DATASET EXCERPTS:
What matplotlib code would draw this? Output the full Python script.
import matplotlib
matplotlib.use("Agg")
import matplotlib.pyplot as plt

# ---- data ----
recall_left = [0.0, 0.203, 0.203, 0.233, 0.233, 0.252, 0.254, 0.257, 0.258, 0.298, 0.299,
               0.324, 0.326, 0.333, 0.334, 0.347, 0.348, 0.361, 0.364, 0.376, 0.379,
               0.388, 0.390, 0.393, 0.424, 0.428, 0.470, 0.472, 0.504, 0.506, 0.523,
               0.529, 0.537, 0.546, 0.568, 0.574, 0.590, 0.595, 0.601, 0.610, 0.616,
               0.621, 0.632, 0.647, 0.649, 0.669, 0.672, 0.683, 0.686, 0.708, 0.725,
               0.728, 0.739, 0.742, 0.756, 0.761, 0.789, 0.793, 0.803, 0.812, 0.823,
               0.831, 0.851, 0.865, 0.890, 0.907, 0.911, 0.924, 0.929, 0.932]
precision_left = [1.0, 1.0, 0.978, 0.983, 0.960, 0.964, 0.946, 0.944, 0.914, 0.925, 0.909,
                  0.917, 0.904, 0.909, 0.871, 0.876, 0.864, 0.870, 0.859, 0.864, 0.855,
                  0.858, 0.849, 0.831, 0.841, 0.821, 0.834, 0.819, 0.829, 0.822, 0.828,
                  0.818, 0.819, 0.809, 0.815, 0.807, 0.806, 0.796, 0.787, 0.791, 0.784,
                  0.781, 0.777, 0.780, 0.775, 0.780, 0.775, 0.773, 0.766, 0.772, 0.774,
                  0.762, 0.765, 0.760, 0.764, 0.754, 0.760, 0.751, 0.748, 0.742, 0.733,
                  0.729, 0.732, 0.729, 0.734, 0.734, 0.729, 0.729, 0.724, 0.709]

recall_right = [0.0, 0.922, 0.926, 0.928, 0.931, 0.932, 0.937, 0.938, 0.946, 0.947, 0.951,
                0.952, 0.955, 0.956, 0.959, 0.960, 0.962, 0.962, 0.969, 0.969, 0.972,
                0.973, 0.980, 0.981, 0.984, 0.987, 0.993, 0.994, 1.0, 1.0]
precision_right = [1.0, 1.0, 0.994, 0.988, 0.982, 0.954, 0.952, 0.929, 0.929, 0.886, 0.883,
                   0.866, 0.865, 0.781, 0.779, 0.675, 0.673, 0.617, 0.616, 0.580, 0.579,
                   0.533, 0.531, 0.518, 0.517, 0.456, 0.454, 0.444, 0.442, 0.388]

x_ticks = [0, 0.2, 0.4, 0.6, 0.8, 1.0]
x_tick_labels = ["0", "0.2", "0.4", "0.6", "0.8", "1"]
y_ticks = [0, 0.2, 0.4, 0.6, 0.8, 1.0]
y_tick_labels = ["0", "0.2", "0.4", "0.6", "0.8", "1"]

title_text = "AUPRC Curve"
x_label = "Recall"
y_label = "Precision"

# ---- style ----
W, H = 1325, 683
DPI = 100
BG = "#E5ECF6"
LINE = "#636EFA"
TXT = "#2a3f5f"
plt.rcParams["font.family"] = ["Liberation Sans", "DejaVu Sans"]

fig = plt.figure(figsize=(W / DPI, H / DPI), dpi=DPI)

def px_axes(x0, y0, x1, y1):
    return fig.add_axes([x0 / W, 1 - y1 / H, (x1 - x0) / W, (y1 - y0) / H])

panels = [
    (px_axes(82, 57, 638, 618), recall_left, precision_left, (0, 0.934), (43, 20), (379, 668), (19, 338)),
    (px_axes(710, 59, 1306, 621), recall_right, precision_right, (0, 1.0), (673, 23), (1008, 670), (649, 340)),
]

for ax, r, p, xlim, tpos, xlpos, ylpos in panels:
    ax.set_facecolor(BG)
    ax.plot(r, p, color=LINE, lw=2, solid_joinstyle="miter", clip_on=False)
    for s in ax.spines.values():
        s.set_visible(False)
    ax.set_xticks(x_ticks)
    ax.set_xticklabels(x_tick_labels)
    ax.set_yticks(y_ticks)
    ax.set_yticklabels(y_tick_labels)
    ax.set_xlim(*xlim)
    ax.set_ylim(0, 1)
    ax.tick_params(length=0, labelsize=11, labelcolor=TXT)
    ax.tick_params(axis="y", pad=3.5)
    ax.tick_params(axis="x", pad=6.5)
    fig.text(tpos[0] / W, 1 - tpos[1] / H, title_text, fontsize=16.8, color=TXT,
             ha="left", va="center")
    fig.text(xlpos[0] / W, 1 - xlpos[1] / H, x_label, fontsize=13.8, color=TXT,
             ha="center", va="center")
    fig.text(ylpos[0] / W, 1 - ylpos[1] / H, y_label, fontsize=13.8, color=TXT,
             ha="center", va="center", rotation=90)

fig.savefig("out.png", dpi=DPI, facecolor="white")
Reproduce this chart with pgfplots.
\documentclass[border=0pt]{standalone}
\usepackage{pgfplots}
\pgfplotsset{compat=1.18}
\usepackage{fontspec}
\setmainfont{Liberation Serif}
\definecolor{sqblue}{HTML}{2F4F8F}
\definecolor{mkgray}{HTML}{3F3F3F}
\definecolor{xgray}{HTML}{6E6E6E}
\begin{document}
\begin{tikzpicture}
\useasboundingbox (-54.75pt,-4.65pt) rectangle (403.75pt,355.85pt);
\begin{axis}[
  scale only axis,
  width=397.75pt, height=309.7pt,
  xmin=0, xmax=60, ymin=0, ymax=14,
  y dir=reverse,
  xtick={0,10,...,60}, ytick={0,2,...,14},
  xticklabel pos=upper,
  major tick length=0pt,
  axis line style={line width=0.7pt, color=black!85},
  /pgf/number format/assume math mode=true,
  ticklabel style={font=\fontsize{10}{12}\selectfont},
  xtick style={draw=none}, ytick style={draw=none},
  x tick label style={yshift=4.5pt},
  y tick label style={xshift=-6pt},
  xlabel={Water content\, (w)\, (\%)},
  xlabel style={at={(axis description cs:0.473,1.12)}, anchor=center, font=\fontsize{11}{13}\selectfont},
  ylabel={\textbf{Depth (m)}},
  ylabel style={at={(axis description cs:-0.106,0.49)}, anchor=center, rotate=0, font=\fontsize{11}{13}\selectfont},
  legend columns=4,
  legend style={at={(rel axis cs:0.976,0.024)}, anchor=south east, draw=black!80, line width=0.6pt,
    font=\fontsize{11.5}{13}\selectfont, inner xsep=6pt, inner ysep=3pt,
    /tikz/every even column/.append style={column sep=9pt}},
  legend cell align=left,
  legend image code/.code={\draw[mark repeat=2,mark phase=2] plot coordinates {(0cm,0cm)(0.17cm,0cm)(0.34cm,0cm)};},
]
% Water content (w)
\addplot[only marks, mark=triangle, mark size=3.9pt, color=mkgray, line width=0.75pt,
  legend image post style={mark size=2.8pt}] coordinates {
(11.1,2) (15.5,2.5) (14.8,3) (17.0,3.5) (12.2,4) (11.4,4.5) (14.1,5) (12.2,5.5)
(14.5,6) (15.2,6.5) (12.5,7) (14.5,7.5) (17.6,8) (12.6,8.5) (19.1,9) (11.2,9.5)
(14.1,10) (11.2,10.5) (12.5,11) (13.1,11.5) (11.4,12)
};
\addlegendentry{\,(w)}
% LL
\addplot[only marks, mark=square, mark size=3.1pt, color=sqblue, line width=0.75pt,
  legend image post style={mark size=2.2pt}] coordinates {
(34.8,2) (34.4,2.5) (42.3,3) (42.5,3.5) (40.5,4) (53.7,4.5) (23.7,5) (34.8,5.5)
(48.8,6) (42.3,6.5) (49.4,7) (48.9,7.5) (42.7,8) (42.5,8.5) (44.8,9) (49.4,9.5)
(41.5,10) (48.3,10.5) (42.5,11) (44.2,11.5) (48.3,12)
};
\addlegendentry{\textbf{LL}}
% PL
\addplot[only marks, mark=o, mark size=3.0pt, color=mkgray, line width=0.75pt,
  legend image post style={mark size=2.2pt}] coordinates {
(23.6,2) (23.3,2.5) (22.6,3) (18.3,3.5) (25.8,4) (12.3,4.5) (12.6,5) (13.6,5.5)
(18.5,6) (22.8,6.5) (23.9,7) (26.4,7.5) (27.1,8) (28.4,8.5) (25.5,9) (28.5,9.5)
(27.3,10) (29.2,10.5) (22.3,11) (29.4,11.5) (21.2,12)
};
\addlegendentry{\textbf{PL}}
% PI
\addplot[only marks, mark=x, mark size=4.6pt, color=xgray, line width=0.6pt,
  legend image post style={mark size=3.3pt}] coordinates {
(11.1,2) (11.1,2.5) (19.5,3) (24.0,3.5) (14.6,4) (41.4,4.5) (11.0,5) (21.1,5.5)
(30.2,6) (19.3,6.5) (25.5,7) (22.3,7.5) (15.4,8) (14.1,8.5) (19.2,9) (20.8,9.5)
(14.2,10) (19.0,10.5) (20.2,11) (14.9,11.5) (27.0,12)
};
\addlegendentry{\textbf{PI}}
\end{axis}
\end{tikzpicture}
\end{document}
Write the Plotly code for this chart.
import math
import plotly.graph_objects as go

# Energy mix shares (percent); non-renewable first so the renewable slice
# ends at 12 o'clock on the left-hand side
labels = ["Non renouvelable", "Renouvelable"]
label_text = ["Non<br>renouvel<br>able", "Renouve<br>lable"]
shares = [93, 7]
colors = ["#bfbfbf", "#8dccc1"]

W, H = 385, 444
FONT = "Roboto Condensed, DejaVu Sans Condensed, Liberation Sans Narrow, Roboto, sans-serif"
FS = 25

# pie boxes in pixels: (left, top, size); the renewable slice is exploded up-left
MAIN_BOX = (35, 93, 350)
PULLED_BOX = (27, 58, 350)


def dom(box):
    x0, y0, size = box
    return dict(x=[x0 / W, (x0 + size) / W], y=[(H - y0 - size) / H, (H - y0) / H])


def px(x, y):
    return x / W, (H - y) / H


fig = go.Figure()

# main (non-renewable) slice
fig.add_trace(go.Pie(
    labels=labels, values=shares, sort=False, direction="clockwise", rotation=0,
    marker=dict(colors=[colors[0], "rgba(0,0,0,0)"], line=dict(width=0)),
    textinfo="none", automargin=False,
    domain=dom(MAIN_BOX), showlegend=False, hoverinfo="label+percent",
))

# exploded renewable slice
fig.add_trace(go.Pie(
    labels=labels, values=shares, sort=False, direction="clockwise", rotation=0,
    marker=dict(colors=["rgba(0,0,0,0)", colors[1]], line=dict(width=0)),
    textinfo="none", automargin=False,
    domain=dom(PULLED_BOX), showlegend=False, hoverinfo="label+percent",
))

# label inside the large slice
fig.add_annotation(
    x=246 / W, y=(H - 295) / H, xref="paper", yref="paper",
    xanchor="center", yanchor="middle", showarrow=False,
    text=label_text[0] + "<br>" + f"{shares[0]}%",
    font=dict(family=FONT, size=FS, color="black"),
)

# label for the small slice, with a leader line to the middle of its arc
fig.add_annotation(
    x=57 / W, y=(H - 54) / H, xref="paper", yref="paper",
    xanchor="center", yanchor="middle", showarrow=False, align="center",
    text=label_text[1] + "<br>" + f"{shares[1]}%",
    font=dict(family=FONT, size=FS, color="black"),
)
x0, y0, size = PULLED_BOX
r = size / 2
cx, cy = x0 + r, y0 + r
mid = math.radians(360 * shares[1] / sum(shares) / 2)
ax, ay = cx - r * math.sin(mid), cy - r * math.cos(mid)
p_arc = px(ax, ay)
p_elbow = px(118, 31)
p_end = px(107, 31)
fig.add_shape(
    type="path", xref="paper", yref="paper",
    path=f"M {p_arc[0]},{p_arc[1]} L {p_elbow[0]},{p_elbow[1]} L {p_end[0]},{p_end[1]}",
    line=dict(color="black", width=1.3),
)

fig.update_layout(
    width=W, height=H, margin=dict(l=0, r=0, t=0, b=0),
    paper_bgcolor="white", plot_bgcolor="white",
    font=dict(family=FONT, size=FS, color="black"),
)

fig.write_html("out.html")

EXERCISE TASK: Begin with the first line of the listing and copy exactly through the line that contains "import matplotlib.pyplot as plt", please, keeping both ends and leaving out everything after.

ANSWER FOR THE TASK:
What matplotlib code would draw this? Output the full Python script.
import matplotlib
matplotlib.use("Agg")
import matplotlib.pyplot as plt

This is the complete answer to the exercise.